Comment: Don’t be ashamed to be lazy
No-one on their death bed wished they had spent more time working. But there is a school of thought in Britain which values hard work in and of itself. It ascribes to the idea that a fulfilling and virtuous life involves working your heart out.
This protestant ethic has existed in society for centuries, not least because it makes men easier to control and keeps their minds off filthy, sensual things. But it has a modern voice as well. This week, five of the Tory party's rising stars on the right called Britons the "worst idlers" in the world and demanded workplace reform along the Asian, rather than the European, model.
Meanwhile, the Daily Mail was forced to do one of its not-so-subtle unannounced redactions after a columnist wrote the 'Arbeit Macht Frei' slogan at the entrance to the Auschwitz concentration camp was "somewhat tainted" by its association with Nazi. "Its essential message, 'work sets you free', still has something serious to commend it", the author argued.
You can encounter similar sentiments on the streets of any city, with everyone from street market sellers to City executives complaining Britons 'don't know what it is to work hard anymore'.
Modern work fetishists avoid the religious tones of the protestants and insist their solutions are intended to allow the UK to compete with rising economies in Asia. But their reasoning is based on such flawed evidence it is as groundless as a priest's sermon. British workers clock up 1,647 working hours a year, more than the 1,408 of Germany, with its far more impressive economy and generous social system.

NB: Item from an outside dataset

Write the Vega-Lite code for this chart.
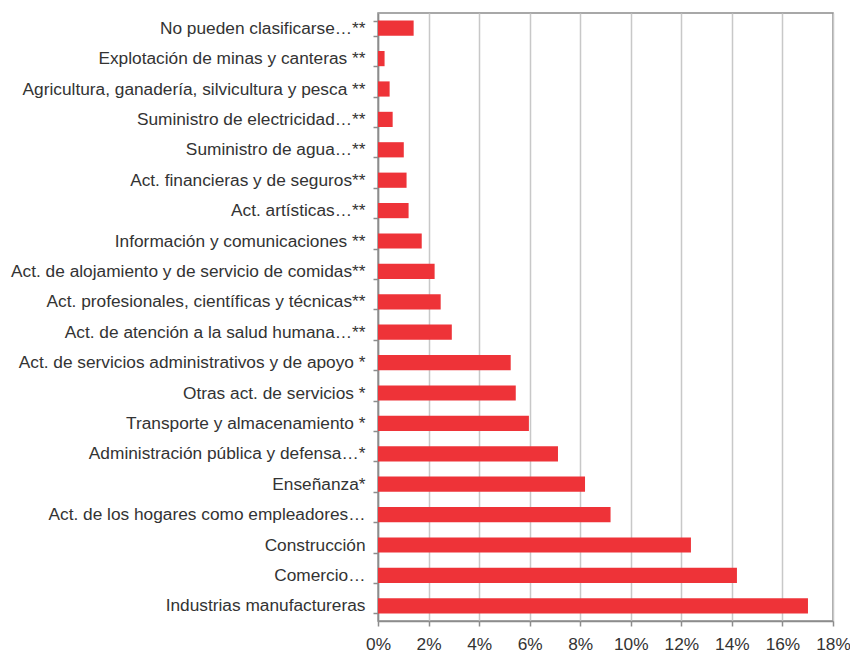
{
  "$schema": "https://vega.github.io/schema/vega-lite/v6.json",
  "autosize": "none",
  "width": 455,
  "height": 608,
  "padding": {"left": 378, "top": 13, "right": 17, "bottom": 34},
  "background": "white",
  "config": {
    "view": {"stroke": "#8c8c8c", "strokeWidth": 1.5},
    "font": "Liberation Sans"
  },
  "data": {
    "values": [
      {"sector": "No pueden clasificarse…**", "pct": 1.41},
      {"sector": "Explotación de minas y canteras **", "pct": 0.26},
      {"sector": "Agricultura, ganadería, silvicultura y pesca **", "pct": 0.46},
      {"sector": "Suministro de electricidad…**", "pct": 0.58},
      {"sector": "Suministro de agua…**", "pct": 1.02},
      {"sector": "Act. financieras y de seguros**", "pct": 1.13},
      {"sector": "Act. artísticas…**", "pct": 1.21},
      {"sector": "Información y comunicaciones **", "pct": 1.73},
      {"sector": "Act. de alojamiento y de servicio de comidas**", "pct": 2.24},
      {"sector": "Act. profesionales, científicas y técnicas**", "pct": 2.48},
      {"sector": "Act. de atención a la salud humana…**", "pct": 2.92},
      {"sector": "Act. de servicios administrativos y de apoyo *", "pct": 5.25},
      {"sector": "Otras act. de servicios *", "pct": 5.45},
      {"sector": "Transporte y almacenamiento *", "pct": 5.97},
      {"sector": "Administración pública y defensa…*", "pct": 7.12},
      {"sector": "Enseñanza*", "pct": 8.19},
      {"sector": "Act. de los hogares como empleadores…", "pct": 9.2},
      {"sector": "Construcción", "pct": 12.38},
      {"sector": "Comercio…", "pct": 14.2},
      {"sector": "Industrias manufactureras", "pct": 17.01}
    ]
  },
  "mark": {"type": "bar", "color": "#EE3338"},
  "encoding": {
    "y": {
      "field": "sector",
      "type": "nominal",
      "sort": null,
      "scale": {"paddingInner": 0.5, "paddingOuter": 0.25},
      "axis": {
        "title": null,
        "tickBand": "extent",
        "tickSize": 5,
        "tickColor": "#8c8c8c",
        "tickWidth": 1.5,
        "domainColor": "#8c8c8c",
        "domainWidth": 1.5,
        "labelFontSize": 17.3,
        "labelColor": "#333333",
        "labelPadding": 8,
        "labelLimit": 400,
        "grid": false
      }
    },
    "x": {
      "field": "pct",
      "type": "quantitative",
      "scale": {"domain": [0, 18], "nice": false},
      "axis": {
        "title": null,
        "values": [0, 2, 4, 6, 8, 10, 12, 14, 16, 18],
        "labelExpr": "datum.value + '%'",
        "grid": true,
        "gridColor": "#c8c8c8",
        "gridWidth": 1.5,
        "tickSize": 5,
        "tickColor": "#8c8c8c",
        "tickWidth": 1.5,
        "domainColor": "#8c8c8c",
        "domainWidth": 1.5,
        "labelFontSize": 17.3,
        "labelColor": "#333333",
        "labelPadding": 9,
        "labelFlush": false
      }
    }
  }
}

The link between work and economic performance has always been twisted to suit the sneering assumption of miserablist Britons, whose mission in life is to prove that laziness is the source of all our problems. Greek workers were invariably branded workshy spendthrifts when their economy tanked, but they actually worked longer hours than any other Europeans, clocking up 2,017 hours a year, just behind South Korea and Chile in the international rankings.
"Too many people in Britain, we argue, prefer a lie-in to hard work," the Tory MPs complained in their book on the UK economy. But what is wrong with preferring a lie-in to hard work? Most people in this country spend more time with their co-workers than they do with friends and family. Is that a satisfying state of affairs? The most worthwhile moments of your life will come in a park, on a Sunday, with wine and friends; or over dinner with your wife; or watching your son play his first game of football. Life is to be lived, not sweated away so Britain can compete with China.
Of course, no significant achievement comes without hard work, be it an Olympic gold or writing a novel. Creative types and sportspeople are usually acutely aware of this, having to pursue their dreams in the hours left after nine-to-five employment. But the Tories and business interests have another campaign in mind when they castigate this imaginary army of feckless Brits. They plan to disable the European guarantees of quality of life.
Limits on working hours are the most obvious target, but the agenda is driven more subtly as well. The Beecroft employment law review radically weakens staff negotiating positions, allowing employers to force a culture of longer working hours on offices where everyone is trying to secure their position.
It is an image of a country slaving away to improve its GDP, a barren and heartless view of the human condition. It comes from people who insist they support the family unit, but force mothers and fathers to spend less time with their children. It comes from people who say they are patriotic, but constantly talk down Briton.
This false image of a feckless Britain, perpetuated every day by the tabloid press, betrays its citizens. Students who study hard for their A-levels are assumed to have received easier exams, because the idea of them dedicating themselves to anything contradicts the lie we have taught ourselves about ourselves. The number of unemployed welfare claimants is radically overemphasised to ease the passage of benefit cuts which mostly affect working families.
There are times in life when hard work is the only route to fulfil your dreams. But it is not an end of itself. If work is your main concern, you are living your life wrong. Don't let them convince you to waste a life on their shabby dreams of Britain. There is nothing wrong with a good lie-in.